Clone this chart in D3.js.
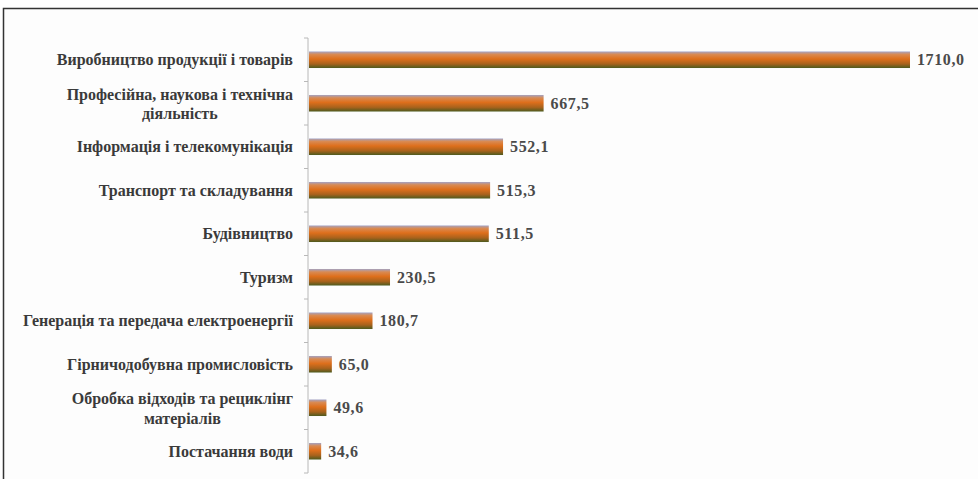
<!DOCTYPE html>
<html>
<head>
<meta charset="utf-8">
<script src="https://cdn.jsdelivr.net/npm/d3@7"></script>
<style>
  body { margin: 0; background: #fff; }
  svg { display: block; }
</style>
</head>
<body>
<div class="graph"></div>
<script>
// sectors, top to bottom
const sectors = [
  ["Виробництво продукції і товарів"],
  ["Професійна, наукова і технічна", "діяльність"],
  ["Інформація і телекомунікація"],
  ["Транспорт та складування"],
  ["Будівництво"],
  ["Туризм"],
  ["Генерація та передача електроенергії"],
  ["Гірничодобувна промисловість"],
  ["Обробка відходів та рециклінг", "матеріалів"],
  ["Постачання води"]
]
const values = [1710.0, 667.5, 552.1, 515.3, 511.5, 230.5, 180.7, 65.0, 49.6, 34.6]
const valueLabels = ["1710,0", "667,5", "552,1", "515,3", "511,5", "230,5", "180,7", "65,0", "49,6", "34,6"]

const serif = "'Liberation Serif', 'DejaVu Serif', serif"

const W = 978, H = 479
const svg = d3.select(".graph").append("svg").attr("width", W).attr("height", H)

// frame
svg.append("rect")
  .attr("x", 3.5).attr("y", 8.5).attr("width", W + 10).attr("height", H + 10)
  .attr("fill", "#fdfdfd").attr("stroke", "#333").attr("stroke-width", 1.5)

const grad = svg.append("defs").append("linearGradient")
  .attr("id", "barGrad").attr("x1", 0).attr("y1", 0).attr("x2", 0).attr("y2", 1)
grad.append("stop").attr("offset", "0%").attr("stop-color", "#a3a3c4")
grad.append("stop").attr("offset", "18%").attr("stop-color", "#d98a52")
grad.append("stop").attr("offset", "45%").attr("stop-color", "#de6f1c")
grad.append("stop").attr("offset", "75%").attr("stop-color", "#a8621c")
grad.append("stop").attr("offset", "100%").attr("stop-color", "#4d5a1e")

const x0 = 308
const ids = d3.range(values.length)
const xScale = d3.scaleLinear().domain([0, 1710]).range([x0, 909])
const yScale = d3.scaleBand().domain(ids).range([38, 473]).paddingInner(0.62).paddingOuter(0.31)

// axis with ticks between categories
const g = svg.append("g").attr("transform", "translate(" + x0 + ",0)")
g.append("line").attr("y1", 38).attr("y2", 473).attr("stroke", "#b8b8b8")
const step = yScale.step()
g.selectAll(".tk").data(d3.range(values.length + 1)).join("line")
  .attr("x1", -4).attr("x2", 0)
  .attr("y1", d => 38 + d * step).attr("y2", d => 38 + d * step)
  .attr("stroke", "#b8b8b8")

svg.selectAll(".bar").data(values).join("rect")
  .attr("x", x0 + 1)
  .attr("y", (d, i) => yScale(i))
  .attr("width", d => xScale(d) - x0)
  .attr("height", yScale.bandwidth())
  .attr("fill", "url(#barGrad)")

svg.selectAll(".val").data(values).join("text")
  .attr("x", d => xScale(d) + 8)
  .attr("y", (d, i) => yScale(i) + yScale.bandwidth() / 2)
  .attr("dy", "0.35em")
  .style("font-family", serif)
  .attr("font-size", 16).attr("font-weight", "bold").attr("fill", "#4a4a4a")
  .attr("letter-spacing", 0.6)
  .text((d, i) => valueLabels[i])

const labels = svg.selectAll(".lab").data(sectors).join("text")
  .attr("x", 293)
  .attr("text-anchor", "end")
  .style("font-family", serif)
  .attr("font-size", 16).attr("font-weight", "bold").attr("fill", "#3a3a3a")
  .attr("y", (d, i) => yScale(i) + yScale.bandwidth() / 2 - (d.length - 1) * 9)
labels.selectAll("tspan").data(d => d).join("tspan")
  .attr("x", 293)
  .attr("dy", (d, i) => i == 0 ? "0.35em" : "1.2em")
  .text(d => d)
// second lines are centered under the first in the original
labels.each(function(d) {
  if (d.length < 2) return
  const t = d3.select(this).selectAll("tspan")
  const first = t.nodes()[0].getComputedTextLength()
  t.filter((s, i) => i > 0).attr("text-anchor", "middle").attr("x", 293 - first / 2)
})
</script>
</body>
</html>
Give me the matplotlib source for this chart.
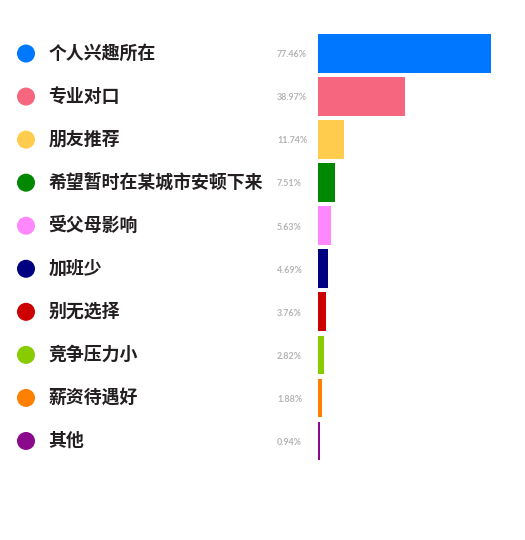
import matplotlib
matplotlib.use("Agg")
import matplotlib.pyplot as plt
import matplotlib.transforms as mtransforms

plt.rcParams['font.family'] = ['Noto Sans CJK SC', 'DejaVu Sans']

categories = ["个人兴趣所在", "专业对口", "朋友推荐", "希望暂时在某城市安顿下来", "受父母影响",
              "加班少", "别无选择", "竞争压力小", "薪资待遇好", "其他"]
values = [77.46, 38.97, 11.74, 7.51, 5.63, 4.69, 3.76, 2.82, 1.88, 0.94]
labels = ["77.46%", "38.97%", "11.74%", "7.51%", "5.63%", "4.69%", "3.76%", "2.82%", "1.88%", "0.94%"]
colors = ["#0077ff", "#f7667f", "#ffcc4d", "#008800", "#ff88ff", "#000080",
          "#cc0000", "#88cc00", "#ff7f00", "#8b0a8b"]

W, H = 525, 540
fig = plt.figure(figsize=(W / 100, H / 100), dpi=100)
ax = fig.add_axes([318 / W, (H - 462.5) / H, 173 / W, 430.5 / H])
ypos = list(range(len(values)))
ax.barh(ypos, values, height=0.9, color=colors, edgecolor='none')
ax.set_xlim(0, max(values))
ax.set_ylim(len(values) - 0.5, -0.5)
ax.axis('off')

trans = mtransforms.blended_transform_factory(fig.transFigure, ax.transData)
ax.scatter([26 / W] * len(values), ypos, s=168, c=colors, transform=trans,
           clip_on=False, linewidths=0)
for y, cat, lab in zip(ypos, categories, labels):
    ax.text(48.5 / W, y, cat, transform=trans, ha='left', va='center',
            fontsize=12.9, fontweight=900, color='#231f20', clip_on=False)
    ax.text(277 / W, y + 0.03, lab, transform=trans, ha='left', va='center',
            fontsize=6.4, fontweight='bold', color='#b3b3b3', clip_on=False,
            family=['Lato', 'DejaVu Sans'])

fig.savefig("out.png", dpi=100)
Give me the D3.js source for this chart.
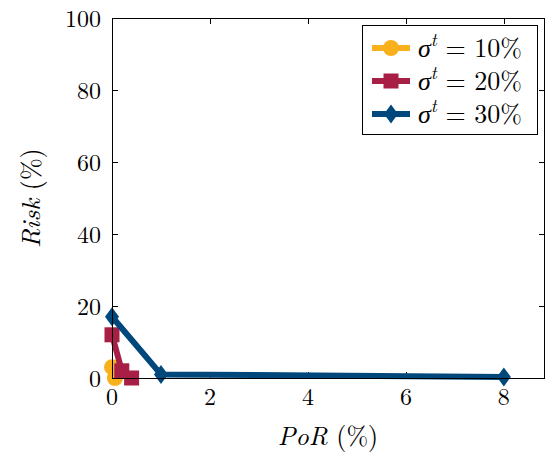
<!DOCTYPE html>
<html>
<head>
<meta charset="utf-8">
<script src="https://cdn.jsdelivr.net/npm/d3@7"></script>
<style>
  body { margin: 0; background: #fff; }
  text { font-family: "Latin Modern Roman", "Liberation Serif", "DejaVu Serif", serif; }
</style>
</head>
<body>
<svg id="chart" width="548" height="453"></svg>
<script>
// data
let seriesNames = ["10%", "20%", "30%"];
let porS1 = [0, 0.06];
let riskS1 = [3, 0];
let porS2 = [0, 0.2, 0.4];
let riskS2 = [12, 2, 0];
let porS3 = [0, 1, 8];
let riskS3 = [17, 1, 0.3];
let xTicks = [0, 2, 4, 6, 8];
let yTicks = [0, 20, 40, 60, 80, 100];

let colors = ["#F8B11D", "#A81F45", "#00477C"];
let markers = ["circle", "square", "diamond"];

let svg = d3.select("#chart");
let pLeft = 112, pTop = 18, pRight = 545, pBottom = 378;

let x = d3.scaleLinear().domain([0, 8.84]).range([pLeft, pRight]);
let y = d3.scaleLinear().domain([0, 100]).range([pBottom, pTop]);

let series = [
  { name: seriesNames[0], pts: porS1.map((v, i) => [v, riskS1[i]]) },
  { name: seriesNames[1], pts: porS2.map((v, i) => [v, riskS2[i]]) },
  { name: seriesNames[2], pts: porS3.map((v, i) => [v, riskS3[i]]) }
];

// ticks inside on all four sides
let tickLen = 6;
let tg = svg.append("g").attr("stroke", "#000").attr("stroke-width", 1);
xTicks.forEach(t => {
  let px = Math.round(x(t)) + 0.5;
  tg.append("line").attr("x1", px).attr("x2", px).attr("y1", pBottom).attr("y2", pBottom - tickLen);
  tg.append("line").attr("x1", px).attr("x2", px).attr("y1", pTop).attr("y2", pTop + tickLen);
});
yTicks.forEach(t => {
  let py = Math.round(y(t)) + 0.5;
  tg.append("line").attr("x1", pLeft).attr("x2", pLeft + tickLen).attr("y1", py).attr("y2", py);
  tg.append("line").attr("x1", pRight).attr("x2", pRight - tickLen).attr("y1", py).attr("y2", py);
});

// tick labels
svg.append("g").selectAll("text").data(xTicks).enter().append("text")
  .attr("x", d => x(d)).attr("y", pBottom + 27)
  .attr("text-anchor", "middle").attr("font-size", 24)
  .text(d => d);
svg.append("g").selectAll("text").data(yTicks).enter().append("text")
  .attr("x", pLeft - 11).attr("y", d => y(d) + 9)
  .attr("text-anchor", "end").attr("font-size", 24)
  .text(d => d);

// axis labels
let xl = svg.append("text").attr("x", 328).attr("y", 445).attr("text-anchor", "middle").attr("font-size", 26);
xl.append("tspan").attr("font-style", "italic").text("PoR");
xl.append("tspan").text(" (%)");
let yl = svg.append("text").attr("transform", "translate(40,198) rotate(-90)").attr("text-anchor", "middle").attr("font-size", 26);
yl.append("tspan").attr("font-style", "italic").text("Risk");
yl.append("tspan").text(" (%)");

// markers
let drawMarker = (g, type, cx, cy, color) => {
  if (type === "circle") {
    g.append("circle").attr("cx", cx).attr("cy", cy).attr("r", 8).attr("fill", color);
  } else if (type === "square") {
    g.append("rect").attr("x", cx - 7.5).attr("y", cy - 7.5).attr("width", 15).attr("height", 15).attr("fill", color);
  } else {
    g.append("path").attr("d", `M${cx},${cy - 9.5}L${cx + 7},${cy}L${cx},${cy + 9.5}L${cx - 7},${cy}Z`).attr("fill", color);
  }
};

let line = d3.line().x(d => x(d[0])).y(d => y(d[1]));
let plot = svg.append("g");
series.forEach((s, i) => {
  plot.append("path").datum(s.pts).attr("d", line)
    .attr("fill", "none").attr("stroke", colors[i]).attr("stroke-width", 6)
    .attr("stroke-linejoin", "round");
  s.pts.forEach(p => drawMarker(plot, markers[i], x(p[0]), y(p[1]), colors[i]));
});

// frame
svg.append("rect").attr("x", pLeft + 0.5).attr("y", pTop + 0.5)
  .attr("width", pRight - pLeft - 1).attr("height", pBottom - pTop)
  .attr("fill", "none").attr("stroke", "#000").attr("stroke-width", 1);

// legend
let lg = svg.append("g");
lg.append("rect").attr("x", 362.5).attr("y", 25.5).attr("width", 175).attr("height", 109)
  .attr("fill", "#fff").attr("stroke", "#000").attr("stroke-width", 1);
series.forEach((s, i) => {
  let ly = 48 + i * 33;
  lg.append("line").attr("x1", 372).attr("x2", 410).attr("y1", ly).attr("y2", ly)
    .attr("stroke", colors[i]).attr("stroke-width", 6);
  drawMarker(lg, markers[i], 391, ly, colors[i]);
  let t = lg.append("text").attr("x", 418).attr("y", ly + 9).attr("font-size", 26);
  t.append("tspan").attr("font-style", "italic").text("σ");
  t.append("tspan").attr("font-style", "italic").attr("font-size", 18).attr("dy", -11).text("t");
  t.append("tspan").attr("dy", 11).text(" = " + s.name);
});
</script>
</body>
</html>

#####

**What is asked:** Gather and return every line that holds the string "this".

**The reply:**
Clone this chart in D3.js.
  const t = d3.select(this).selectAll("tspan")
Give me the matplotlib source for this chart.
Give me the D3.js source for this chart.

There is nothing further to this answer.